The great frustration
For many adults, the verdict on the motives is already clear: boredom, exuberance, destructiveness - and the hunt for likes - are to blame. But to attribute this increase solely to social networks would be too simple and too short-sighted. In my opinion, this form of aggression is primarily based on a deep dissatisfaction.
School is not necessarily a feel-good place for many children and young people. Many external factors can cause resentment there. For example, when teachers do not relate to their pupils, when there is a bad atmosphere in the classroom or when pupils can no longer keep up with the pace of the subject matter. Arguments between pupils also cause stress, and sitting still for hours in closed rooms has never been part of children's nature. Things can build up.

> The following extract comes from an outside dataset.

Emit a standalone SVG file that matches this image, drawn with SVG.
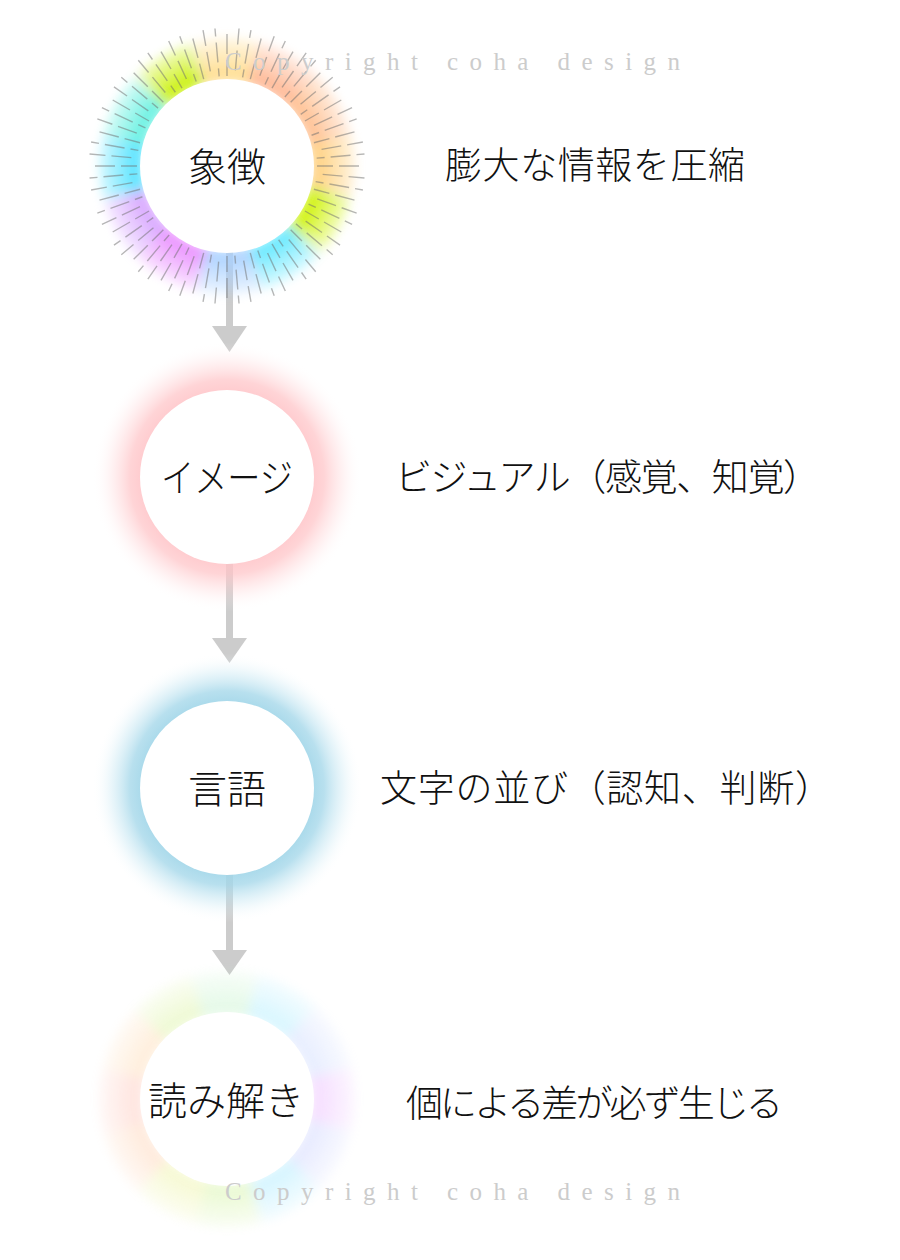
<svg xmlns="http://www.w3.org/2000/svg" xmlns:xlink="http://www.w3.org/1999/xlink" width="900" height="1260" viewBox="0 0 900 1260">
<style>
.seg{fill:none;stroke-width:46;stroke-dasharray:60 640}
.tick{stroke:#707070;stroke-width:1.4;opacity:0.5}
.core{fill:#ffffff}
.node-label{font-family:"Noto Sans CJK JP","Noto Sans CJK SC",sans-serif;font-weight:300;font-size:39px;fill:#111;text-anchor:middle;dominant-baseline:central}
.desc{font-family:"Noto Sans CJK JP","Noto Sans CJK SC",sans-serif;font-weight:300;font-size:37px;fill:#111;dominant-baseline:central}
.arrow{fill:#cccccc}
.wm{font-family:"Liberation Serif",serif;font-size:25px;fill:#cccccc}
</style>
<defs>
<filter id="blur" x="-30%" y="-30%" width="160%" height="160%"><feGaussianBlur stdDeviation="6"/></filter>
<radialGradient id="fadeG">
<stop offset="0" stop-color="#fff"/>
<stop offset="0.62" stop-color="#fff"/>
<stop offset="0.8" stop-color="#888"/>
<stop offset="1" stop-color="#000"/>
</radialGradient>
<mask id="fade1" maskUnits="userSpaceOnUse" x="0" y="0" width="900" height="1260"><circle cx="227" cy="166" r="140" fill="url(#fadeG)"/></mask>
<mask id="fade4" maskUnits="userSpaceOnUse" x="0" y="0" width="900" height="1260"><circle cx="227" cy="1099" r="140" fill="url(#fadeG)"/></mask>
<radialGradient id="pinkG">
<stop offset="0.6" stop-color="#ffc2c6" stop-opacity="0.9"/>
<stop offset="0.72" stop-color="#ffc6c9" stop-opacity="0.75"/>
<stop offset="0.86" stop-color="#ffd6d8" stop-opacity="0.3"/>
<stop offset="1" stop-color="#ffffff" stop-opacity="0"/>
</radialGradient>
<radialGradient id="blueG">
<stop offset="0.6" stop-color="#9fd5e8" stop-opacity="0.95"/>
<stop offset="0.72" stop-color="#a6d8ea" stop-opacity="0.8"/>
<stop offset="0.86" stop-color="#c4e6f2" stop-opacity="0.35"/>
<stop offset="1" stop-color="#ffffff" stop-opacity="0"/>
</radialGradient>
<line id="tA" class="tick" x1="317" y1="166" x2="365" y2="166" stroke-dasharray="16 6 20 60"/>
<line id="tB" class="tick" x1="317" y1="166" x2="365" y2="166" stroke-dasharray="0 6 20 6 16 60"/>
<line id="tC" class="tick" x1="317" y1="166" x2="365" y2="166" stroke-dasharray="8 6 20 6 8 60"/>
</defs>
<rect width="900" height="1260" fill="#ffffff"/>

<g id="connectors">
<g id="arrow1"><rect class="arrow" x="226" y="250" width="7" height="78"/><polygon class="arrow" points="212,326 247,326 229.5,352"/></g>
<g id="arrow2"><rect class="arrow" x="226" y="560" width="7" height="80"/><polygon class="arrow" points="212,638 247,638 229.5,663"/></g>
<g id="arrow3"><rect class="arrow" x="226" y="872" width="7" height="80"/><polygon class="arrow" points="212,950 247,950 229.5,975"/></g>
</g>

<g id="node-symbol">
<g mask="url(#fade1)"><g filter="url(#blur)">
<circle class="seg" cx="227" cy="166" r="108" stroke="#ffcf7a" transform="rotate(-16 227 166)"/>
<circle class="seg" cx="227" cy="166" r="108" stroke="#cdf200" transform="rotate(14 227 166)"/>
<circle class="seg" cx="227" cy="166" r="108" stroke="#5ee8ff" transform="rotate(44 227 166)"/>
<circle class="seg" cx="227" cy="166" r="108" stroke="#a8d0ff" transform="rotate(74 227 166)"/>
<circle class="seg" cx="227" cy="166" r="108" stroke="#e98cff" transform="rotate(104 227 166)"/>
<circle class="seg" cx="227" cy="166" r="108" stroke="#d6a2ff" transform="rotate(134 227 166)"/>
<circle class="seg" cx="227" cy="166" r="108" stroke="#4fe2ff" transform="rotate(164 227 166)"/>
<circle class="seg" cx="227" cy="166" r="108" stroke="#5ef0e0" transform="rotate(194 227 166)"/>
<circle class="seg" cx="227" cy="166" r="108" stroke="#c8f000" transform="rotate(224 227 166)"/>
<circle class="seg" cx="227" cy="166" r="108" stroke="#ffdc8a" transform="rotate(254 227 166)"/>
<circle class="seg" cx="227" cy="166" r="108" stroke="#ffb48e" transform="rotate(284 227 166)"/>
<circle class="seg" cx="227" cy="166" r="108" stroke="#ffbc8a" transform="rotate(314 227 166)"/>
</g></g>
<g id="ticks">
<use xlink:href="#tA" transform="rotate(0 227 166)"/><use xlink:href="#tB" transform="rotate(5 227 166)"/><use xlink:href="#tC" transform="rotate(10 227 166)"/>
<use xlink:href="#tA" transform="rotate(15 227 166)"/><use xlink:href="#tB" transform="rotate(20 227 166)"/><use xlink:href="#tC" transform="rotate(25 227 166)"/>
<use xlink:href="#tA" transform="rotate(30 227 166)"/><use xlink:href="#tB" transform="rotate(35 227 166)"/><use xlink:href="#tC" transform="rotate(40 227 166)"/>
<use xlink:href="#tA" transform="rotate(45 227 166)"/><use xlink:href="#tB" transform="rotate(50 227 166)"/><use xlink:href="#tC" transform="rotate(55 227 166)"/>
<use xlink:href="#tA" transform="rotate(60 227 166)"/><use xlink:href="#tB" transform="rotate(65 227 166)"/><use xlink:href="#tC" transform="rotate(70 227 166)"/>
<use xlink:href="#tA" transform="rotate(75 227 166)"/><use xlink:href="#tB" transform="rotate(80 227 166)"/><use xlink:href="#tC" transform="rotate(85 227 166)"/>
<use xlink:href="#tA" transform="rotate(90 227 166)"/><use xlink:href="#tB" transform="rotate(95 227 166)"/><use xlink:href="#tC" transform="rotate(100 227 166)"/>
<use xlink:href="#tA" transform="rotate(105 227 166)"/><use xlink:href="#tB" transform="rotate(110 227 166)"/><use xlink:href="#tC" transform="rotate(115 227 166)"/>
<use xlink:href="#tA" transform="rotate(120 227 166)"/><use xlink:href="#tB" transform="rotate(125 227 166)"/><use xlink:href="#tC" transform="rotate(130 227 166)"/>
<use xlink:href="#tA" transform="rotate(135 227 166)"/><use xlink:href="#tB" transform="rotate(140 227 166)"/><use xlink:href="#tC" transform="rotate(145 227 166)"/>
<use xlink:href="#tA" transform="rotate(150 227 166)"/><use xlink:href="#tB" transform="rotate(155 227 166)"/><use xlink:href="#tC" transform="rotate(160 227 166)"/>
<use xlink:href="#tA" transform="rotate(165 227 166)"/><use xlink:href="#tB" transform="rotate(170 227 166)"/><use xlink:href="#tC" transform="rotate(175 227 166)"/>
<use xlink:href="#tA" transform="rotate(180 227 166)"/><use xlink:href="#tB" transform="rotate(185 227 166)"/><use xlink:href="#tC" transform="rotate(190 227 166)"/>
<use xlink:href="#tA" transform="rotate(195 227 166)"/><use xlink:href="#tB" transform="rotate(200 227 166)"/><use xlink:href="#tC" transform="rotate(205 227 166)"/>
<use xlink:href="#tA" transform="rotate(210 227 166)"/><use xlink:href="#tB" transform="rotate(215 227 166)"/><use xlink:href="#tC" transform="rotate(220 227 166)"/>
<use xlink:href="#tA" transform="rotate(225 227 166)"/><use xlink:href="#tB" transform="rotate(230 227 166)"/><use xlink:href="#tC" transform="rotate(235 227 166)"/>
<use xlink:href="#tA" transform="rotate(240 227 166)"/><use xlink:href="#tB" transform="rotate(245 227 166)"/><use xlink:href="#tC" transform="rotate(250 227 166)"/>
<use xlink:href="#tA" transform="rotate(255 227 166)"/><use xlink:href="#tB" transform="rotate(260 227 166)"/><use xlink:href="#tC" transform="rotate(265 227 166)"/>
<use xlink:href="#tA" transform="rotate(270 227 166)"/><use xlink:href="#tB" transform="rotate(275 227 166)"/><use xlink:href="#tC" transform="rotate(280 227 166)"/>
<use xlink:href="#tA" transform="rotate(285 227 166)"/><use xlink:href="#tB" transform="rotate(290 227 166)"/><use xlink:href="#tC" transform="rotate(295 227 166)"/>
<use xlink:href="#tA" transform="rotate(300 227 166)"/><use xlink:href="#tB" transform="rotate(305 227 166)"/><use xlink:href="#tC" transform="rotate(310 227 166)"/>
<use xlink:href="#tA" transform="rotate(315 227 166)"/><use xlink:href="#tB" transform="rotate(320 227 166)"/><use xlink:href="#tC" transform="rotate(325 227 166)"/>
<use xlink:href="#tA" transform="rotate(330 227 166)"/><use xlink:href="#tB" transform="rotate(335 227 166)"/><use xlink:href="#tC" transform="rotate(340 227 166)"/>
<use xlink:href="#tA" transform="rotate(345 227 166)"/><use xlink:href="#tB" transform="rotate(350 227 166)"/><use xlink:href="#tC" transform="rotate(355 227 166)"/>
</g>
<circle class="core" cx="227" cy="166" r="87"/>
<text class="node-label" x="227" y="164">象徴</text>
</g>

<g id="node-image">
<circle cx="227" cy="477" r="135" fill="url(#pinkG)"/>
<circle class="core" cx="227" cy="477" r="87"/>
<text class="node-label" x="227" y="475" textLength="132" lengthAdjust="spacingAndGlyphs">イメージ</text>
</g>

<g id="node-language">
<circle cx="227" cy="788" r="135" fill="url(#blueG)"/>
<circle class="core" cx="227" cy="788" r="87"/>
<text class="node-label" x="227" y="786">言語</text>
</g>

<g id="node-reading">
<g mask="url(#fade4)" opacity="0.4"><g filter="url(#blur)">
<circle class="seg" cx="227" cy="1099" r="108" stroke="#e6a8ff" transform="rotate(-16 227 1099)"/>
<circle class="seg" cx="227" cy="1099" r="108" stroke="#c0c8ff" transform="rotate(14 227 1099)"/>
<circle class="seg" cx="227" cy="1099" r="108" stroke="#90e4ff" transform="rotate(44 227 1099)"/>
<circle class="seg" cx="227" cy="1099" r="108" stroke="#c8f08a" transform="rotate(74 227 1099)"/>
<circle class="seg" cx="227" cy="1099" r="108" stroke="#e8f08a" transform="rotate(104 227 1099)"/>
<circle class="seg" cx="227" cy="1099" r="108" stroke="#ffc8a0" transform="rotate(134 227 1099)"/>
<circle class="seg" cx="227" cy="1099" r="108" stroke="#ffb8a8" transform="rotate(164 227 1099)"/>
<circle class="seg" cx="227" cy="1099" r="108" stroke="#ffd2a0" transform="rotate(194 227 1099)"/>
<circle class="seg" cx="227" cy="1099" r="108" stroke="#d2f08a" transform="rotate(224 227 1099)"/>
<circle class="seg" cx="227" cy="1099" r="108" stroke="#b8f0c0" transform="rotate(254 227 1099)"/>
<circle class="seg" cx="227" cy="1099" r="108" stroke="#98e8ff" transform="rotate(284 227 1099)"/>
<circle class="seg" cx="227" cy="1099" r="108" stroke="#c0d0ff" transform="rotate(314 227 1099)"/>
</g></g>
<circle class="core" cx="227" cy="1099" r="87"/>
<text class="node-label" x="226" y="1098">読み解き</text>
</g>

<g id="descriptions">
<text class="desc" x="445" y="163" textLength="300" lengthAdjust="spacing">膨大な情報を圧縮</text>
<text class="desc" x="395" y="475" textLength="425" lengthAdjust="spacing">ビジュアル（感覚、知覚）</text>
<text class="desc" x="380" y="786" textLength="452" lengthAdjust="spacing">文字の並び（認知、判断）</text>
<text class="desc" x="406" y="1101" textLength="377" lengthAdjust="spacing">個による差が必ず生じる</text>
</g>

<g id="watermarks">
<text class="wm" x="225" y="70" textLength="455" lengthAdjust="spacing">Copyright coha design</text>
<text class="wm" x="225" y="1200" textLength="455" lengthAdjust="spacing">Copyright coha design</text>
</g>
</svg>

However, there is also the inner stress that can cause bad feelings with the onset of puberty and its hormonal effects. The spirit of contradiction and rebelliousness awakens, the postponement of needs no longer works so well and frustration tolerance drops rapidly.
That's why teenagers freak out all the time. But: freaking out is part and parcel of puberty. This is just one explanation for the sometimes irrational behaviour of children and young people, but not a free pass for vandalism. Taken together, however, these points present us all with major educational challenges. But I fear that schools have not yet found a convincing answer.

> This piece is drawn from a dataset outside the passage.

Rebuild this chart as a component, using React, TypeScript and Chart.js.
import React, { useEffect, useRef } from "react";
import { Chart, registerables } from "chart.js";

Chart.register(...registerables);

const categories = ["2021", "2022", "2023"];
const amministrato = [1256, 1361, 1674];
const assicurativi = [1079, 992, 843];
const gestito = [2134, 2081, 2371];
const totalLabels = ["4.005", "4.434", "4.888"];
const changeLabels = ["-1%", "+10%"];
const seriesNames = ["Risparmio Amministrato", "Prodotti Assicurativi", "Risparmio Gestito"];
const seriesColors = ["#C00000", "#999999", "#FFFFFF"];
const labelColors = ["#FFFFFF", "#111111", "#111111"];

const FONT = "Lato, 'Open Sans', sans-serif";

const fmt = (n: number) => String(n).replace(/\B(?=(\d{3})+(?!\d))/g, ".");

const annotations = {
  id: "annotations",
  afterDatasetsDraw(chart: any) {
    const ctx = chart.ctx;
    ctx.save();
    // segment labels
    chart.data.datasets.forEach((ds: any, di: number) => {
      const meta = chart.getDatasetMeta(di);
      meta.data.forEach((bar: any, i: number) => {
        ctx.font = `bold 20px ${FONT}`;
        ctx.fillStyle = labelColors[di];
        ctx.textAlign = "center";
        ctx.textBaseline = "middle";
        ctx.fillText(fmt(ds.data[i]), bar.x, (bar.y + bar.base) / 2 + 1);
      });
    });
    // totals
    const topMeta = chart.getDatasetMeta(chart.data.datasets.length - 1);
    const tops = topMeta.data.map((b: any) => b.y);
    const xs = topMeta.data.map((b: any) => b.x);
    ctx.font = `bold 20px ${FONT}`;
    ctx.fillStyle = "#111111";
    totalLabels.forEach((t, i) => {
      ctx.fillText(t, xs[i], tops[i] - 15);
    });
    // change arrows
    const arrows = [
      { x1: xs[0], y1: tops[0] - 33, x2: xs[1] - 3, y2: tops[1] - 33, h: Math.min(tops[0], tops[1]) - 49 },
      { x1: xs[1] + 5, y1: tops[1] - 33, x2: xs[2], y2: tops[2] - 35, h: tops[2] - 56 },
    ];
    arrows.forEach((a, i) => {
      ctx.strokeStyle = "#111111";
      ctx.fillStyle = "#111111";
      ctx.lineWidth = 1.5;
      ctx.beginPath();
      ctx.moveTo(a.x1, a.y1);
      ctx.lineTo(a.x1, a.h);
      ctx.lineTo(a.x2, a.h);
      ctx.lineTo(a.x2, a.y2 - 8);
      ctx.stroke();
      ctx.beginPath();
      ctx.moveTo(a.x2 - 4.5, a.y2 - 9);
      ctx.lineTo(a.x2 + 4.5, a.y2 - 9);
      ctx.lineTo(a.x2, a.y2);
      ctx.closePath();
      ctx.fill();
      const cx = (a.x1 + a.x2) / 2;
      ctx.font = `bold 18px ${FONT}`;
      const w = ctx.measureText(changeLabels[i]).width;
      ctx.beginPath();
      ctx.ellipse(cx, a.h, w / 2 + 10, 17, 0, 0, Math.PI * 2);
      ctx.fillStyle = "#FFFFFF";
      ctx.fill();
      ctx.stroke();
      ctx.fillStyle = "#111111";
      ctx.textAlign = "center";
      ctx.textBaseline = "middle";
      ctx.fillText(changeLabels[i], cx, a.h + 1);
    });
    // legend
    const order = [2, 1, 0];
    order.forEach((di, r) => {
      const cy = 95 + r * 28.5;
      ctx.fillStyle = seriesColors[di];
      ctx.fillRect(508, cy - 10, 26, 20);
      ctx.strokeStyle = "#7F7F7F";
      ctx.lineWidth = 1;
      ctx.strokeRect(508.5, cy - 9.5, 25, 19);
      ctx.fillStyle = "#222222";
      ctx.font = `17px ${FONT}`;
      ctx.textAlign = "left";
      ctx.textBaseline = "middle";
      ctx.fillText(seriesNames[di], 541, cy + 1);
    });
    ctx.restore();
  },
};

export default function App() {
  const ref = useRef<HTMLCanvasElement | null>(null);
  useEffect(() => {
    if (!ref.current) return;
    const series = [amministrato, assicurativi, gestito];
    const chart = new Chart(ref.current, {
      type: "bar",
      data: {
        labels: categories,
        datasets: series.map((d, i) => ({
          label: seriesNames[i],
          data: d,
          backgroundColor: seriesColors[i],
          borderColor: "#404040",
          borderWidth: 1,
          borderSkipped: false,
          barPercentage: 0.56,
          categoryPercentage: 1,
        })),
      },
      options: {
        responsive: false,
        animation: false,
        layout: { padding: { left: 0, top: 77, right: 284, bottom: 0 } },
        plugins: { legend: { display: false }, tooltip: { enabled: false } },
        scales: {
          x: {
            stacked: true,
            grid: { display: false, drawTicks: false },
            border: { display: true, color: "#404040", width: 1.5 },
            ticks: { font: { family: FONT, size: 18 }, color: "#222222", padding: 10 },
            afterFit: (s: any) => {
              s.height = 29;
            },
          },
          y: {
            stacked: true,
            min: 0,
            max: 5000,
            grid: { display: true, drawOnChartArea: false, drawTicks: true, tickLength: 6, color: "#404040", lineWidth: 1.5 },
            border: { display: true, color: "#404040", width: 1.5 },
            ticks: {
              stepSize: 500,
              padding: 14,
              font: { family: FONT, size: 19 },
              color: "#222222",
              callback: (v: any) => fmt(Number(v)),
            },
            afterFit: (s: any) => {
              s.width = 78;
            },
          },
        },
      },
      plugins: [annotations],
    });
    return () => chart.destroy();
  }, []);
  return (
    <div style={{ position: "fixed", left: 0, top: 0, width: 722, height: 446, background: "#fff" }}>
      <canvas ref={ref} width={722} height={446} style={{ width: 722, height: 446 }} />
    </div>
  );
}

Going to the toilet is a basic human need that schools must never restrict.
After the challenge incidents in the school toilets, some Swiss schools closed the sanitary facilities without further ado or locked the doors. In other places, pupils had to ask the secretary for the key or ask the teacher for toilet paper. Surveillance cameras were also considered in some regions.
These measures are not only a sign of great helplessness, but above all lead to pupils no longer daring to go to the toilet. As a result, they also drink less. Both are damaging to health and unacceptable. To put it bluntly: going to the toilet is a basic human need that schools must never restrict. After all, there are other ways.
Participation is key!
It would be more advisable to involve the pupils right from the start. Participation is key! Let's simply ask them: How should we deal with the terrible conditions in the school toilets and what could proven solutions look like?
I am quite sure that we can benefit enormously from young people's pragmatism and ingenuity. After all, every child wants to find a clean toilet. So why not develop a set of rules together with children and young people? Smartphones and tablets can be used to create creative posters or slogans to raise awareness and visibility of the issue. Pupils are more likely to stick to agreements that they have helped to draw up anyway.
And one more request: It is a form of appreciation towards the students if the school keeps these facilities in good condition.
- Let's talk to children about tests of courage and their own experiences.
- Let's talk about peer pressure and the fear of being excluded from the group.
- There are also harmless challenges such as the funny clothes swap in «Turning My Mum Into Me».
- But let's also talk about dangerous challenges by questioning them instead of demonising them.
- Let's also thematise the physical dangers, for example when people have to bite into detergent capsules for challenges.
- Challenges have a strong instinctive character that must be resisted.
- Incidentally, the EU is currently threatening to ban Tiktok so that the platform complies with European rules.